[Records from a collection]
▼▼▼
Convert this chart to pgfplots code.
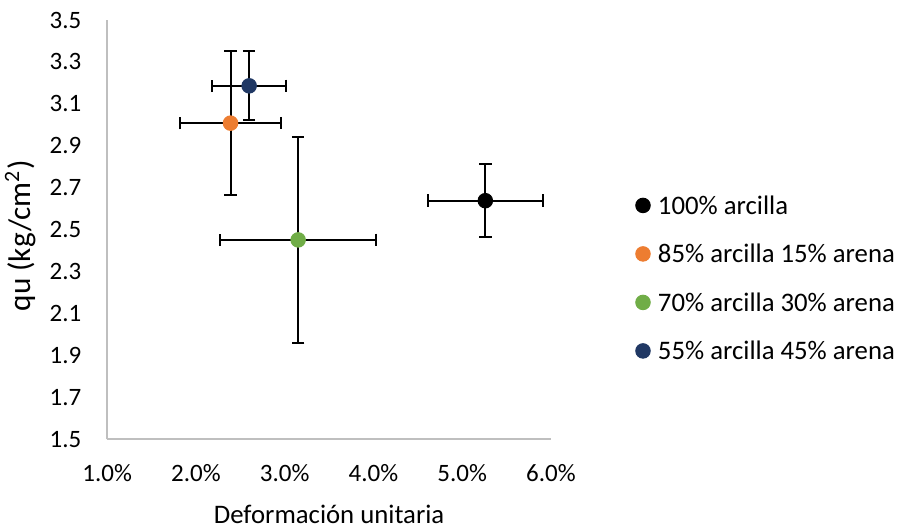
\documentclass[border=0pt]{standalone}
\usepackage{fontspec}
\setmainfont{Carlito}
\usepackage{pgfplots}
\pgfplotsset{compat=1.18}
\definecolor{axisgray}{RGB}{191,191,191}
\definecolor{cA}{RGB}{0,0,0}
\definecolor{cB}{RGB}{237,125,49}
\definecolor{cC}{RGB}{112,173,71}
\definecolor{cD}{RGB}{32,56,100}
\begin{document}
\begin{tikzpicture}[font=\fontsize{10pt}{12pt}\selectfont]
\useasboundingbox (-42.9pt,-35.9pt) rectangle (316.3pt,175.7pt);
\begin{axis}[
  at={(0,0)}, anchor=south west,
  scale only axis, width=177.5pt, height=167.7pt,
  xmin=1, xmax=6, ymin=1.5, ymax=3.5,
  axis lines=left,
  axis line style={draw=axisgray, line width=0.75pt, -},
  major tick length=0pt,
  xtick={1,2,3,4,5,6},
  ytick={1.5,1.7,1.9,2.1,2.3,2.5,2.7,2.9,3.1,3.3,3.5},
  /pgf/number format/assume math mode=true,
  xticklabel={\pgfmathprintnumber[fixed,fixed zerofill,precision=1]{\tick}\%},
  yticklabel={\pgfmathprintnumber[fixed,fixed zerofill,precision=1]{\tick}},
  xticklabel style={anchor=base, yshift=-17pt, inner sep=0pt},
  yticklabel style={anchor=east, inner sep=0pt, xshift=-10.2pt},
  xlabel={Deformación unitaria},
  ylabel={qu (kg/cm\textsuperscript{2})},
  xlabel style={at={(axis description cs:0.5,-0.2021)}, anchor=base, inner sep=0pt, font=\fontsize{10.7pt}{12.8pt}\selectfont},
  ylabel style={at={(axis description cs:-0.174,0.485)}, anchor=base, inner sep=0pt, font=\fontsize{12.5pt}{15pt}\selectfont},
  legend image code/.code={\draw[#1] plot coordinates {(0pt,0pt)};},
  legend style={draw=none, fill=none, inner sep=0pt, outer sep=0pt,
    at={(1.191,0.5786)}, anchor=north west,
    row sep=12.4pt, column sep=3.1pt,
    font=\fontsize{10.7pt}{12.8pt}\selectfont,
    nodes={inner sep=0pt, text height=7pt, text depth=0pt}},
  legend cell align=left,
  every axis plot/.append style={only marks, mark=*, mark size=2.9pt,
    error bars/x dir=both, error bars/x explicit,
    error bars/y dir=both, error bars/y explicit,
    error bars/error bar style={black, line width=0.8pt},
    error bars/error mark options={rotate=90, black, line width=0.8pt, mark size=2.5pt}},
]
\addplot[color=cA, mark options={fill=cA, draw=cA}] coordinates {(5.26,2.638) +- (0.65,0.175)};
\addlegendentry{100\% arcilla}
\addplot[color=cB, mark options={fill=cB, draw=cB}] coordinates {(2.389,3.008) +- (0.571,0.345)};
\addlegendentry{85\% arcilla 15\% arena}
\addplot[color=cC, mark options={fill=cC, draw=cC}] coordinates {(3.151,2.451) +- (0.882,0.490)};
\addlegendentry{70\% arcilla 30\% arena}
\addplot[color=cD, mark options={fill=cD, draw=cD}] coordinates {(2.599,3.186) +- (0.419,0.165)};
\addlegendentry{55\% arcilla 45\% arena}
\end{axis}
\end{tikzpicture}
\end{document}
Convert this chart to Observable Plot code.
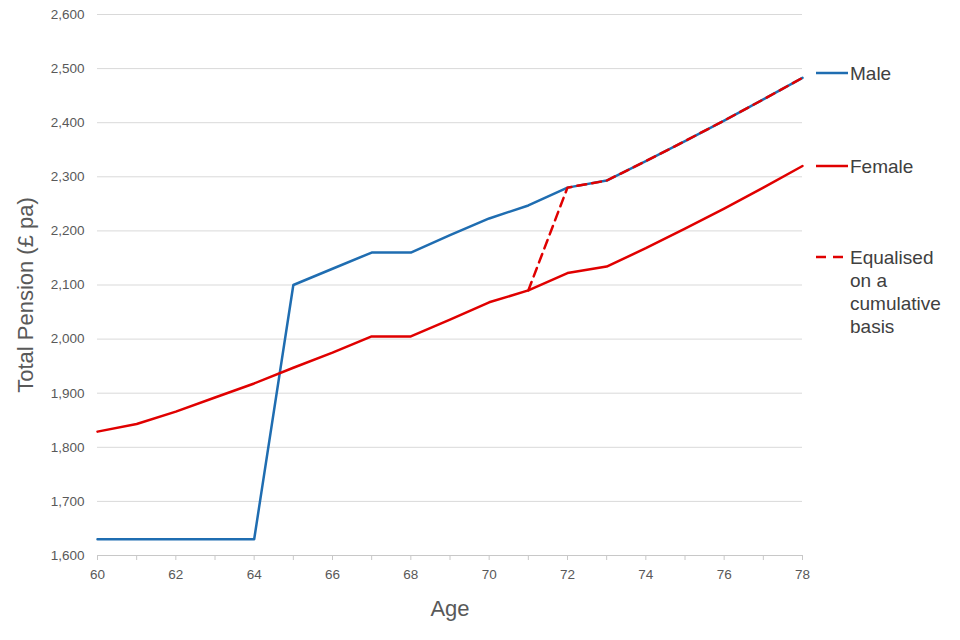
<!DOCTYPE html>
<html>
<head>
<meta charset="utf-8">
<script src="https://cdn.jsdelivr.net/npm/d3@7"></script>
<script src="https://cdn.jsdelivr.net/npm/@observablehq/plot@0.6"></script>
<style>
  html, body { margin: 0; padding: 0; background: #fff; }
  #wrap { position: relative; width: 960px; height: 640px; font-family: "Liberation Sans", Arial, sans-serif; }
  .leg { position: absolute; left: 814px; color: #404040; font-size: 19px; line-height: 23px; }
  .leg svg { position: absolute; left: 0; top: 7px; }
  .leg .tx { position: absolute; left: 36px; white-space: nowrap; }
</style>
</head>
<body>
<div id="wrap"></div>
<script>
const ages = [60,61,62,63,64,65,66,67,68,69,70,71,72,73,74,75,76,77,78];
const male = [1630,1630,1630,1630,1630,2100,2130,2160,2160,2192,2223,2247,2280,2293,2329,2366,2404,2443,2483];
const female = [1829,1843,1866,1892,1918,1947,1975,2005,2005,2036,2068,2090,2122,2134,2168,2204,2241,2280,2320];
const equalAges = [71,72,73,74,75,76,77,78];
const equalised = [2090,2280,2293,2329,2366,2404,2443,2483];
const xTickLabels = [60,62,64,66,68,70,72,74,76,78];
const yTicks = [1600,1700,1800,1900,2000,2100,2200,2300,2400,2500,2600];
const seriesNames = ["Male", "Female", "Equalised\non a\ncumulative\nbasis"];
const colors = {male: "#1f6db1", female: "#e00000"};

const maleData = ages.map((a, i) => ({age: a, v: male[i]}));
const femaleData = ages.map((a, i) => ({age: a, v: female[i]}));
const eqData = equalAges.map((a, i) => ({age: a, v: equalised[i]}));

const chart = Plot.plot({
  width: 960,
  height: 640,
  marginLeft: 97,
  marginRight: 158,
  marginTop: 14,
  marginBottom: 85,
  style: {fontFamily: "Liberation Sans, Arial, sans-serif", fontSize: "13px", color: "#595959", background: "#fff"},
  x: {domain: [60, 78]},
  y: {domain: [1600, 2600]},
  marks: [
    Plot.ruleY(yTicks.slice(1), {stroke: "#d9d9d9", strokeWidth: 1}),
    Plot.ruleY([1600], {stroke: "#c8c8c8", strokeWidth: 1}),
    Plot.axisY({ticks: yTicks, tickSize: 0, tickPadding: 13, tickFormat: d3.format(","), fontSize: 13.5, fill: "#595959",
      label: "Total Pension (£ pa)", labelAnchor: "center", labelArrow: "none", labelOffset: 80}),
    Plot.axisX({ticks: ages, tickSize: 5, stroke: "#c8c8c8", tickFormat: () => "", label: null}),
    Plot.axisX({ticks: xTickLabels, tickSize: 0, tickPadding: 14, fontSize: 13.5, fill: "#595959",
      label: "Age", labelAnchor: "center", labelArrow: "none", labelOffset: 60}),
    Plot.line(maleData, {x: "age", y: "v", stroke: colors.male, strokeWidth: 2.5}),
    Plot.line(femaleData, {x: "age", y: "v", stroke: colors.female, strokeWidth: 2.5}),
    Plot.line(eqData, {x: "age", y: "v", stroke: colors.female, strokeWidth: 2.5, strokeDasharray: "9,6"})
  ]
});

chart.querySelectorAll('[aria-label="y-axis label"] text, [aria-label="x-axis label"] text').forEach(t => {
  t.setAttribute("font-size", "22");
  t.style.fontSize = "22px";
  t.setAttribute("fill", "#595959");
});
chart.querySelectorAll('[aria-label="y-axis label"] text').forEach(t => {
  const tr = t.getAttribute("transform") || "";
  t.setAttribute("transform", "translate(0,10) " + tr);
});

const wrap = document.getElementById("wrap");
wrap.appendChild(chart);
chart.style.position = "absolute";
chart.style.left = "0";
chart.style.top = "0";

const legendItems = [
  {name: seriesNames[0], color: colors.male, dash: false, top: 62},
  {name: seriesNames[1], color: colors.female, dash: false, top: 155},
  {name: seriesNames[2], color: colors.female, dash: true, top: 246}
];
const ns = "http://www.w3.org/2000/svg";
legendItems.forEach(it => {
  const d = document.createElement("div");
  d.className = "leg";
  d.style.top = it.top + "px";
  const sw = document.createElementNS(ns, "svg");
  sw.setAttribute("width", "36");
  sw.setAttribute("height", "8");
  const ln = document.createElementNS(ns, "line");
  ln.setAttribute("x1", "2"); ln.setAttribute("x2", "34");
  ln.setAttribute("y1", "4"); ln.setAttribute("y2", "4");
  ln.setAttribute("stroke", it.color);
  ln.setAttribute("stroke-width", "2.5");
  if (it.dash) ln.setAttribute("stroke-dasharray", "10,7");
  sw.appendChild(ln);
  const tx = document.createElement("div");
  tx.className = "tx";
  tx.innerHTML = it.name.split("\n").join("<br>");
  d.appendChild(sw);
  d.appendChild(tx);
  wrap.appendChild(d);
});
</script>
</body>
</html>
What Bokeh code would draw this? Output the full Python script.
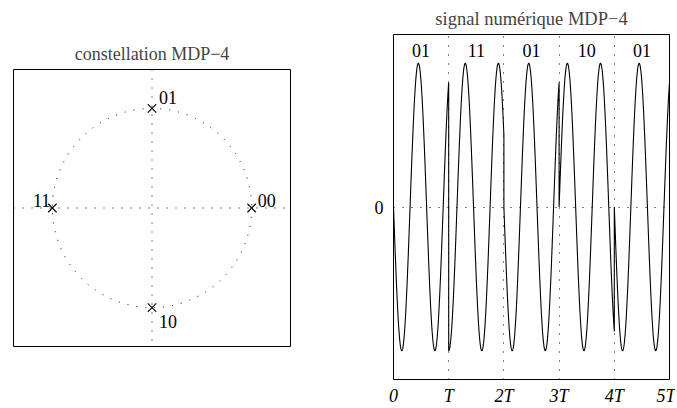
▲▲▲
Locate all lines holding the word "code", then copy them out.

Convert this chart to pgfplots code.
  legend image code/.code={\draw[#1] plot coordinates {(0pt,0pt)};},
Convert this chart to Observable Plot code.
What Bokeh code would draw this? Output the full Python script.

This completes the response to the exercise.